28/06/2023
Pesquisadores constataram que Samarco fez tratamento irregular da água após o desastre de Mariana, usando produto acima do limite permitido
Um laudo produzido a pedido do Ministério Público Federal (MPF) mostra que, após o desastre de Mariana, a Samarco foi responsável pelo uso acima do limite permitido de um produto que contém formol para tratamento da água. A substância é tóxica e cancerígena quando é ingerida em excesso.
O laudo é da Fundação Oswaldo Cruz (Fiocruz), do Instituto Federal do Estado do Espírito Santo e da Fundação de Apoio ao Desenvolvimento da Ciência e Tecnologia (Facto). Os pesquisadores constataram níveis acima do permitido de Tanfloc SG no Rio Doce em Colatina, no Espírito Santo.
O produto foi fornecido pela Samarco para o tratamento da água de 2015 a 2017 e usado não apenas em Colatina, mas também em Galiléia, Alpercata, Governador Valadares, Belo Oriente, Pedra Corrida, Itueta e Aimorés, outras cidades abastecidas pelo Rio Doce.
O Tanfloc tem resíduos de formaldeído, conhecido como formol. Por isso, deve ser usado em um limite de até 10 mg/L no tratamento de água. Nos testes realizados nas estações de tratamento de Colatina, constatou-se que o tratamento da água desrespeitou essa limitação.
Apenas em Colatina, 7,39 milhões de metros cúbicos de água foram tratados com Tanfloc em dosagem superior à segura, segundo o estudo.
Em uma ação sobre o assunto, a Samarco argumenta que o Tanfloc não é perigoso, que foi aplicado excepcionalmente e que os responsáveis pela dose de aplicação eram os Serviços Autônomos de Água e Esgotos municipais.
A ingestão de água com rastros de formaldeído é arriscada e pode provocar efeitos cancerígenos a longo prazo. Pesquisadores chamam esse efeito de “toxicidade crônica”, capaz de provocar tumores no corpo.

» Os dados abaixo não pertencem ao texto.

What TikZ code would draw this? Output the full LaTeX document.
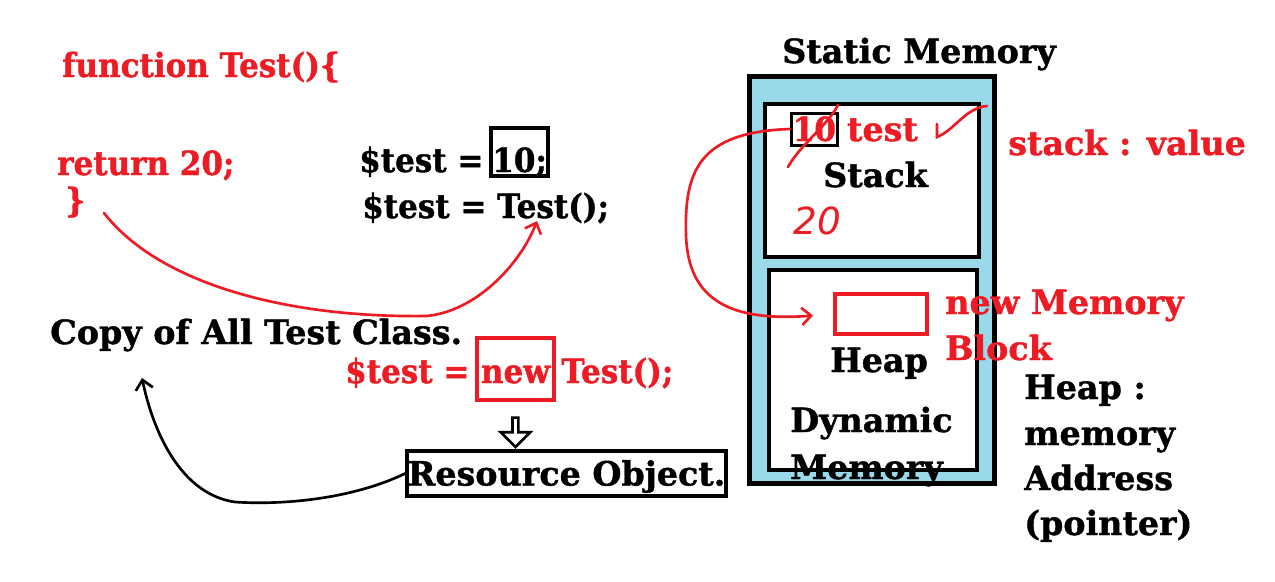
\documentclass[tikz,border=0pt]{standalone}
\usepackage{fontspec}
\setmainfont{DejaVu Serif}[BoldFeatures={FakeBold=1.2}]
\newfontfamily\codefont{DejaVu Serif}[FakeStretch=0.93, BoldFeatures={FakeBold=1.2}]
\newfontfamily\handfont{DejaVu Sans}
\usetikzlibrary{arrows.meta,positioning,shapes.arrows}
\definecolor{inkred}{HTML}{ED1C24}
\definecolor{memblue}{HTML}{99D9EA}
\tikzset{
  codetext/.style={font=\fontsize{25}{30}\selectfont\bfseries, inner sep=0pt, anchor=base west},
  codeline/.style={codetext, font=\codefont\fontsize{25}{30}\selectfont\bfseries},
  redtext/.style={codetext, text=inkred},
  redline/.style={codeline, text=inkred},
  memframe/.style={draw, line width=3pt, inner sep=0pt},
  redpen/.style={draw=inkred, line width=2pt, line cap=round},
  barb/.style={-{Straight Barb[length=7pt, width=13pt]}}
}

\begin{document}
\begin{tikzpicture}[x=0.75pt, y=-0.75pt]
  \useasboundingbox (0,0) rectangle (1275,582);

  % the function and the calls
  \node[redline] (fundef) at (62,77) {function Test()\{};
  \node[redline] (ret) at (57,175) {return 20;};
  \node[redline] (close) at (65,212) {\}};
  \node[codeline, draw, line width=3pt, inner xsep=1pt, inner ysep=0pt, text height=33pt, text depth=3pt] (ten) at (489,172) {10;};
  \node[codeline, base left=4pt of ten] (assign1) {\$test =};
  \node[codeline] (call) at (362,218) {\$test = Test();};
  \node[codetext] (copy) at (50,344) {Copy of All Test Class.};
  \node[redline, draw=inkred, line width=3pt, inner xsep=3pt, inner ysep=0pt, text height=34pt, text depth=12.75pt] (newkw) at (475,383) {new};
  \node[redline, base left=4pt of newkw] (assign2) {\$test =};
  \node[redline, base right=4pt of newkw] (ctor) {Test();};
  \node[codetext, draw, line width=3pt, anchor=center, minimum width=239pt, minimum height=34pt, text height=18pt, text depth=0pt] (resobj) at (566.5,473.5) {Resource Object.};
  \node[single arrow, draw, line width=2pt, fill=white, shape border rotate=270, inner sep=0pt, minimum width=22pt, minimum height=22pt, single arrow head extend=4pt, anchor=tip] (down) at (newkw.south |- resobj.north) {};

  % memory
  \node[memframe, line width=3.75pt, fill=memblue, minimum width=183.75pt, minimum height=305.25pt] (static) at (872,280) {};
  \node[codetext] (statictitle) at (782,63) {Static Memory};
  \node[memframe, fill=white, minimum width=160.5pt, minimum height=114.75pt] (stack) at (872,180.5) {};
  \node[memframe, fill=white, minimum width=156pt, minimum height=150pt] (heap) at (873,370) {};
  \node[redline, draw=black, line width=2.25pt, inner xsep=1pt, inner ysep=3pt, text height=18pt, text depth=0pt] (tenbox) at (790,141) {10};
  \node[redtext, base right=6pt of tenbox] (tenvar) {test};
  \node[codetext] (stacklbl) at (823,187) {Stack};
  \node[font=\handfont\itshape\fontsize{28}{32}\selectfont, text=inkred, inner sep=0pt, anchor=base west] (twenty) at (793,234) {20};
  \node[redtext] (stackkey) at (1008,155) {stack : value};
  \node[memframe, draw=inkred, minimum width=69pt, minimum height=30pt] (memblock) at (881,314) {};
  \node[redtext] (newmem) at (945,314) {new Memory};
  \node[redtext] (block) at (945,360) {Block};
  \node[codetext] (heaplbl) at (830,372) {Heap};
  \node[codetext] (dyn) at (790,432) {Dynamic};
  \node[codetext] (dynmem) at (790,479) {Memory};
  \node[codetext] (heapkey) at (1024,399) {Heap :};
  \node[codetext] (heapmem) at (1024,445) {memory};
  \node[codetext] (heapaddr) at (1024,490) {Address};
  \node[codetext] (heapptr) at (1024,535) {(pointer)};

  % scribbles
  \coordinate (retout) at (104,213);
  \coordinate (callin) at (537,221);
  \coordinate (copyin) at (142,378);
  \draw[redpen, barb] (retout) .. controls (160,285) and (290,318) .. (426,316) .. controls (475,312) and (520,265) .. (callin);
  \draw[redpen, barb, shorten >=15pt] (tenbox.west) .. controls (700,132) and (684,170) .. (686,235) .. controls (688,300) and (730,322) .. (memblock.west);
  \draw[line width=2pt, line cap=round, barb] (resobj.west) .. controls (350,500) and (280,505) .. (235,502) .. controls (185,495) and (155,440) .. (copyin);
  \draw[redpen] (838,105) .. controls (828,125) and (800,145) .. (788,167);
  \draw[redpen] (937,124) -- (937,137) .. controls (955,130) and (965,108) .. (987,106);
\end{tikzpicture}
\end{document}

A Fundação Renova, formada pela Samarco, BHP e Vale para reparar os danos ao Rio Doce, afirma que a água está liberada para consumo humano desde 2016, apesar de estudos posteriores que mostram o contrário disso, como o próprio laudo da Fiocruz.
“O Tanfloc SG (…) possui resíduos de formaldeído que é uma substância tóxica e pode causar malefícios à saúde dependendo do nível de exposição. Dentre os efeitos tem-se: perda de peso e neoplasias, sendo esta substância classificada (…) como carcinogênico, tumorogênico e teratogênico.”
Os autores do laudo apontam ainda que havia um produto alternativo que não acarretaria a poluição da água com formol: o sulfato de alumínio. Essa substância chegou a ser utilizada também no tratamento, mas demandava uma quantidade maior para limpar o mesmo volume de água, o que provavelmente fez com que a Samarco optasse pelo Tanfloc SG.
Leia aqui a íntegra do laudo pericial da Fiocruz.
Por conta do uso do Tanfloc, moradores de municípios do Espírito Santo estão brigando na Justiça Federal desde 2021 por uma indenização. Uma ação foi movida pela Associação de Produtores Rurais e Artesãos do Espírito Santo, pela Associação dos Moradores do Bairro Colatina Velha e pela Associação de Moradores de Vila Lenira, de Colatina.
Segundo as associações, o tratamento indevido da água por parte da Samarco afetou todos que dependiam do abastecimento do rio. O valor pleiteado é de R$ 120 bilhões para cerca de 585 mil pessoas.
O Procurador-Geral da República (PGR), Augusto Aras, se manifestou em 2022 sobre a ação, pedindo que as associações sejam ouvidas no âmbito das discussões sobre o novo acordo de Mariana. A negociação está sendo mediada pelo Conselho Nacional de Justiça (CNJ).
A Samarco foi procurada pela coluna, mas não quis comentar. “A questão está sendo discutida judicialmente. Os esclarecimentos serão devidamente prestados pela empresa nos autos do processo”, afirmou a empresa. A Vale, sócia da Samarco, disse que “apresentou sua defesa no processo e aguarda decisão judicial sobre o tema”. A BHP, outra sócia, não respondeu.